[Items from a data source]
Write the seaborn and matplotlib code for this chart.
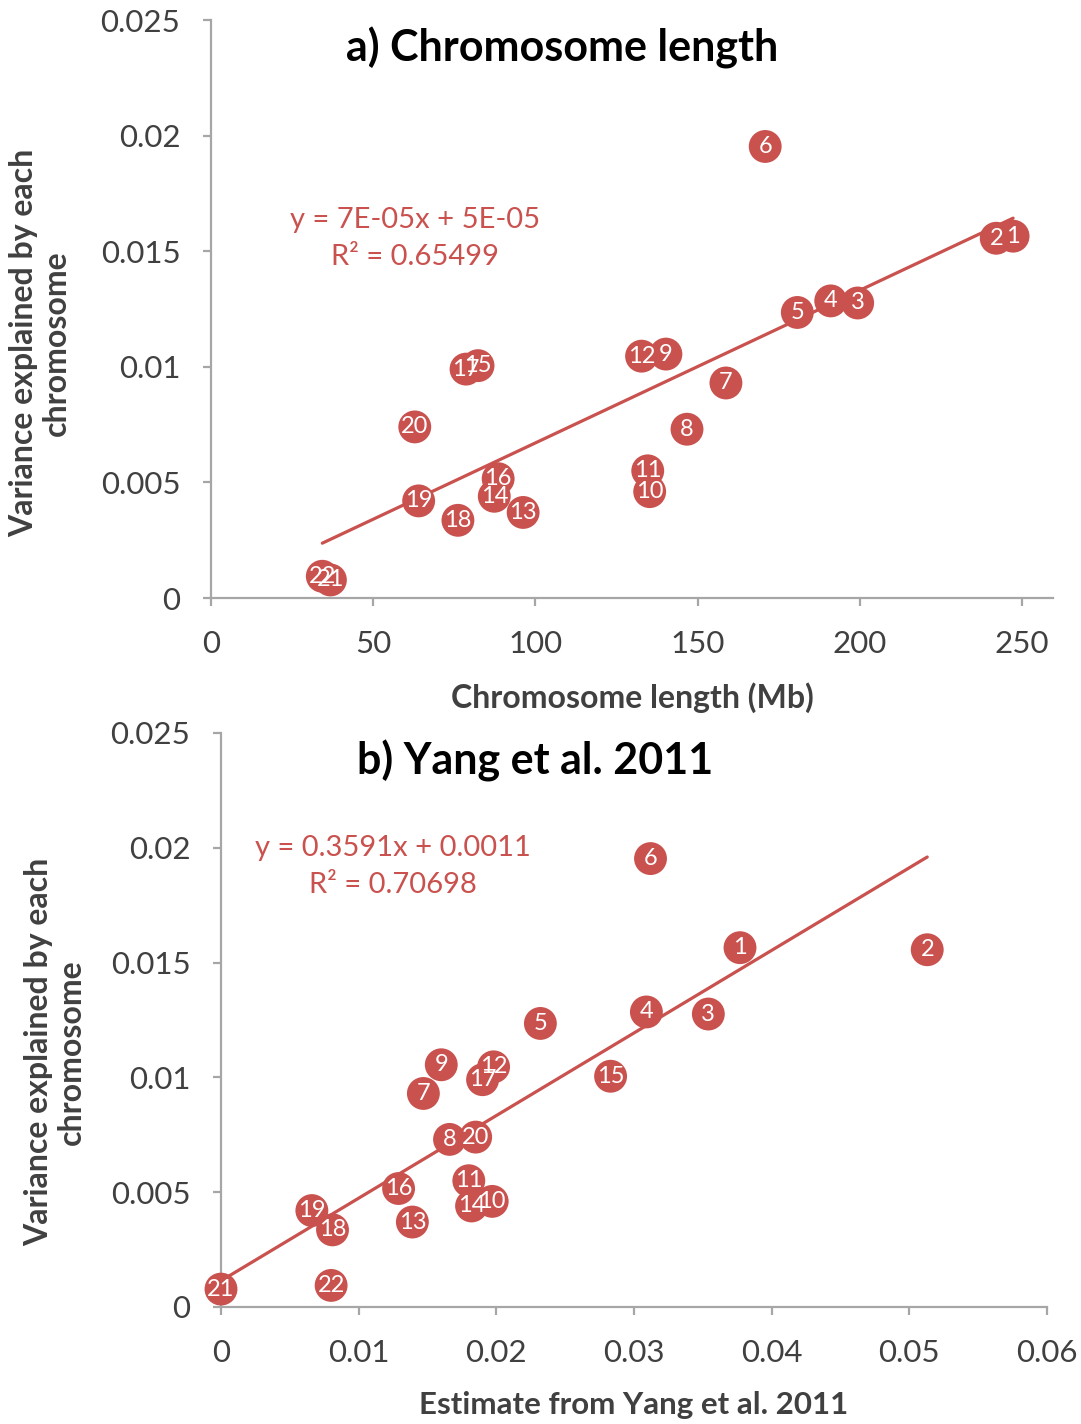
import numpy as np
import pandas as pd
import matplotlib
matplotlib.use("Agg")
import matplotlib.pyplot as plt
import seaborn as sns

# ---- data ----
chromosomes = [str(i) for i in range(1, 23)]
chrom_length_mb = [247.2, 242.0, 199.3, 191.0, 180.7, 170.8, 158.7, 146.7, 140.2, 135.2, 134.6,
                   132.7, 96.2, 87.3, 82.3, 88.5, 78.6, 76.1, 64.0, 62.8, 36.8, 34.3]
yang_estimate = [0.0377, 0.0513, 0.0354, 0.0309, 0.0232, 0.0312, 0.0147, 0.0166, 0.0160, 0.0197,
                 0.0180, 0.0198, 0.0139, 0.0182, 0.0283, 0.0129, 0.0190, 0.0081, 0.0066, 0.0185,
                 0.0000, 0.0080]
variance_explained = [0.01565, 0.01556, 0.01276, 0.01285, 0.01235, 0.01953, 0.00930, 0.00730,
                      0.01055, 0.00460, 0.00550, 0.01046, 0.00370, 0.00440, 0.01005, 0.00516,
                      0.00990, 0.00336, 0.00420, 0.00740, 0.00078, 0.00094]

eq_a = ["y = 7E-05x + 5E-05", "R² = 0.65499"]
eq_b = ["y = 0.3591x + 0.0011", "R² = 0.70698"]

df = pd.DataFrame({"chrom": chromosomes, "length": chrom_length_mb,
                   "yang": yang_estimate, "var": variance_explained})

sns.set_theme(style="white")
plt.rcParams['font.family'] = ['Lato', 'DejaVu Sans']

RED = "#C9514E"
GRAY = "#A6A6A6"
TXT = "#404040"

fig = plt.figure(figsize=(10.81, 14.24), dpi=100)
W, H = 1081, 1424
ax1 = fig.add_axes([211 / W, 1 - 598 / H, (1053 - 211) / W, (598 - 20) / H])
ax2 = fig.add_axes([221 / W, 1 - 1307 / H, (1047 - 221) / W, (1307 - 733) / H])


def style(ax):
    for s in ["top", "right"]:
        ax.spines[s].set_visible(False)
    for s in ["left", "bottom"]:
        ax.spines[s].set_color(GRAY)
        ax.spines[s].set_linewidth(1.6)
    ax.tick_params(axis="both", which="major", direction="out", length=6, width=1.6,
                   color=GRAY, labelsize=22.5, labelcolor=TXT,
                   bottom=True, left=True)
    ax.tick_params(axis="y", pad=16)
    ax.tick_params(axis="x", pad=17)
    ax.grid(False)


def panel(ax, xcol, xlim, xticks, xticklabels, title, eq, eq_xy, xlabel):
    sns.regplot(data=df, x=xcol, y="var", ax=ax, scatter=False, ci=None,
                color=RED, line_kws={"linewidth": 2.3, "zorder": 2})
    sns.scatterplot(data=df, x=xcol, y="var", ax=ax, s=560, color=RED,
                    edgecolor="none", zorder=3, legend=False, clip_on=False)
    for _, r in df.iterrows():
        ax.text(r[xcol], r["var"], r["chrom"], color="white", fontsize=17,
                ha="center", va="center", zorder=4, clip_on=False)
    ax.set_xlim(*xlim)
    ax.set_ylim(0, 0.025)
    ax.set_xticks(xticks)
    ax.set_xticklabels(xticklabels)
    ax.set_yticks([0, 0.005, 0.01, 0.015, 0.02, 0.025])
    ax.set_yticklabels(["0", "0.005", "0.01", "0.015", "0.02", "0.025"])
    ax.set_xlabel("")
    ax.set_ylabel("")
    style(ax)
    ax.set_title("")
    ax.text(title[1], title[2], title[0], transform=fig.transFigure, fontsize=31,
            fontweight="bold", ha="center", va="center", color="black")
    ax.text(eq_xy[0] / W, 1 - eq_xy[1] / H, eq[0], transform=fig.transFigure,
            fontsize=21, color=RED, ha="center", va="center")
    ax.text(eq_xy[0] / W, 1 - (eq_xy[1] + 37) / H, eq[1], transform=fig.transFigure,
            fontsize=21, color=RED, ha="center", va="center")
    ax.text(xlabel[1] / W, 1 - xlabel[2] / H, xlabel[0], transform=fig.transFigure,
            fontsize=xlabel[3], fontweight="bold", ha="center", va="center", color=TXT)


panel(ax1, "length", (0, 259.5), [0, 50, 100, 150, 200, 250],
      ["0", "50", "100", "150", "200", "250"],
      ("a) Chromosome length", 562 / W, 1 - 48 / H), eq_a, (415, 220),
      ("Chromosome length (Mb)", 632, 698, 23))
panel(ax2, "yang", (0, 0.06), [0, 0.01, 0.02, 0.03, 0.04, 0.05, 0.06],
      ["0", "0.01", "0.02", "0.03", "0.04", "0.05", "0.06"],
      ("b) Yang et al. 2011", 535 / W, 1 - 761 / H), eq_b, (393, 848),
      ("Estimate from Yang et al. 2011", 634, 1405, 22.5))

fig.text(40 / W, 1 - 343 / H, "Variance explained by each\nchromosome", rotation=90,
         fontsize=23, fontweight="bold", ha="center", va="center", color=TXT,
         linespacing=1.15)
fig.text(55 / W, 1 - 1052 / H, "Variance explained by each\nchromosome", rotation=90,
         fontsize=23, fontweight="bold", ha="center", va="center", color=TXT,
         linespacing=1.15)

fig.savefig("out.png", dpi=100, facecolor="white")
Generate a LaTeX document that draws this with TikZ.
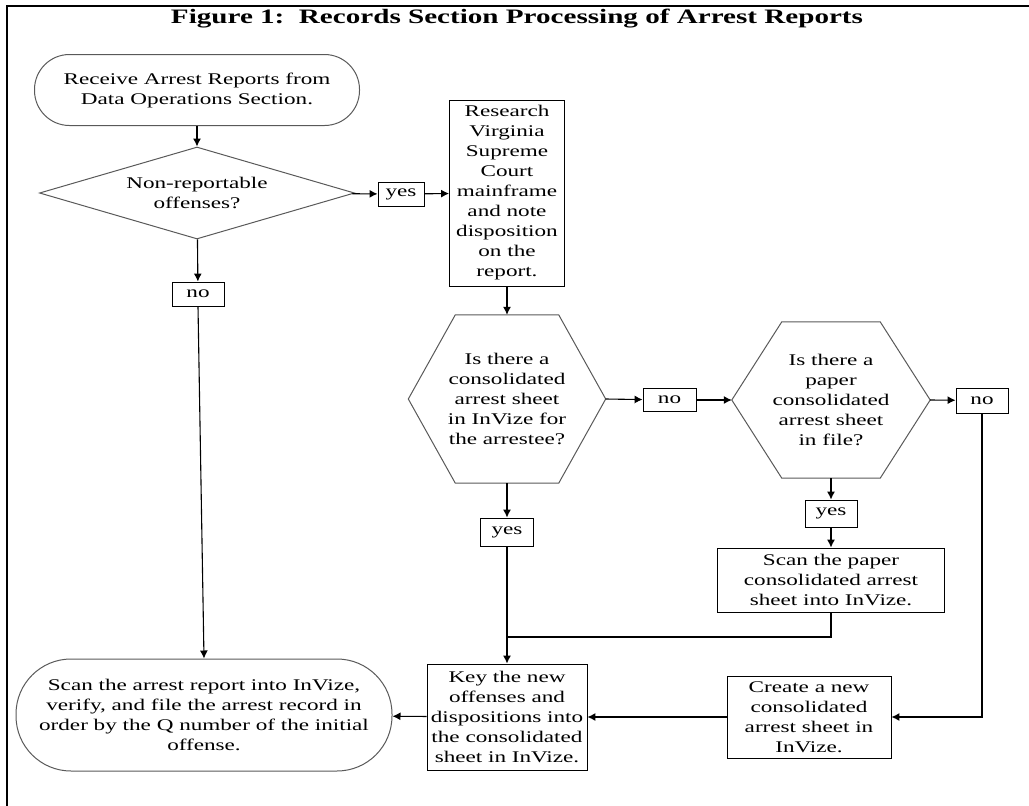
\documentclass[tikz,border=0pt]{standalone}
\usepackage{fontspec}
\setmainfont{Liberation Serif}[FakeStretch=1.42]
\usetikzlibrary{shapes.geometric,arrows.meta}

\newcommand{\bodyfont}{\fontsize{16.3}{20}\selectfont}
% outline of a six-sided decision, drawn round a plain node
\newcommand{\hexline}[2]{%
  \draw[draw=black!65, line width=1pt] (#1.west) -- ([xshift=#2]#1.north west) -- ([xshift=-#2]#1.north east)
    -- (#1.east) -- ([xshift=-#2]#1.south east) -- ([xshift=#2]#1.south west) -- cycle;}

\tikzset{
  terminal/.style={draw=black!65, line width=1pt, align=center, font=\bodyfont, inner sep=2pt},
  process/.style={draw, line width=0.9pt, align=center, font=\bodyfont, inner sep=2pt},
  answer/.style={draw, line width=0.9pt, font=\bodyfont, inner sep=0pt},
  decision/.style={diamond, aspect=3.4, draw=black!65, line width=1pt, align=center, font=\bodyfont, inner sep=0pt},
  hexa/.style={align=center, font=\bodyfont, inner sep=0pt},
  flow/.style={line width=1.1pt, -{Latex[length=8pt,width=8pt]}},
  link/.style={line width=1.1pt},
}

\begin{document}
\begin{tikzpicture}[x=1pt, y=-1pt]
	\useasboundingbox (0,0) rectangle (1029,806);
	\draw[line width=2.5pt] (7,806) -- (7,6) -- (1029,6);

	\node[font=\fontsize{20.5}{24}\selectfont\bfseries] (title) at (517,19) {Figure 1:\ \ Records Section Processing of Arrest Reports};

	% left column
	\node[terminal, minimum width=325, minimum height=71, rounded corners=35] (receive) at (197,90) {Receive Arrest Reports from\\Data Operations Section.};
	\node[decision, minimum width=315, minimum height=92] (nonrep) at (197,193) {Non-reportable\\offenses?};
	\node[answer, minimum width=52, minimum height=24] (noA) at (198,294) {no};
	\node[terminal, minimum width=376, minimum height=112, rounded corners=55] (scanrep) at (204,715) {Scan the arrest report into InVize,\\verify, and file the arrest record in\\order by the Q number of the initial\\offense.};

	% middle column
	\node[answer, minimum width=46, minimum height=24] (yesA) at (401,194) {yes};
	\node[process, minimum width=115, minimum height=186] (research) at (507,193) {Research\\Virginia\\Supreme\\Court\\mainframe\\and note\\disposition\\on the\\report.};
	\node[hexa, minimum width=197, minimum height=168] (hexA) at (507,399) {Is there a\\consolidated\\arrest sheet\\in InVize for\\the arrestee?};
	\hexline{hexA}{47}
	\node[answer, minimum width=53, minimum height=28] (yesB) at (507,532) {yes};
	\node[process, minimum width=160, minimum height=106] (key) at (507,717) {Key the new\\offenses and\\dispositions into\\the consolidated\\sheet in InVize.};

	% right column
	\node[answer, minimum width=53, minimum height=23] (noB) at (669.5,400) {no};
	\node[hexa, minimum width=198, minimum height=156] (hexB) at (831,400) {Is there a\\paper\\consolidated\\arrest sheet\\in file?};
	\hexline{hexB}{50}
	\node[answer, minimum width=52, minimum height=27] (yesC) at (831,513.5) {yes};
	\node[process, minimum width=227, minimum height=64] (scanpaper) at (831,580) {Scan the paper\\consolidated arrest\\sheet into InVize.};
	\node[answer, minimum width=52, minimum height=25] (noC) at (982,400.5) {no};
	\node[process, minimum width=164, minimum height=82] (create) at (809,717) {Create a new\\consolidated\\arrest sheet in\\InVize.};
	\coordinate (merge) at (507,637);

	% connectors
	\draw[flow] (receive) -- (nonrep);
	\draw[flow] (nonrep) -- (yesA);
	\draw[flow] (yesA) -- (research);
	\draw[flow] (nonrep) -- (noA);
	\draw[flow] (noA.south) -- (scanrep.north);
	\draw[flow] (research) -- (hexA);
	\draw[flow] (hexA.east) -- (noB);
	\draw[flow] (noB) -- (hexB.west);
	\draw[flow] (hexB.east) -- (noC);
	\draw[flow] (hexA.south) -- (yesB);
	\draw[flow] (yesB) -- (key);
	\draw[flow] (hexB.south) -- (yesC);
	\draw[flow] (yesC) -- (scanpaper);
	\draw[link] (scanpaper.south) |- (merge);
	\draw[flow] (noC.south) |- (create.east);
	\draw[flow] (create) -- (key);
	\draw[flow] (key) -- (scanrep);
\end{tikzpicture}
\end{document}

#### [INSTRUCTIONS FOR THE TASK]
Write down only the number of lines that contain the string "seaborn" in the listing.

#### [COMPLETE OUTPUT]
2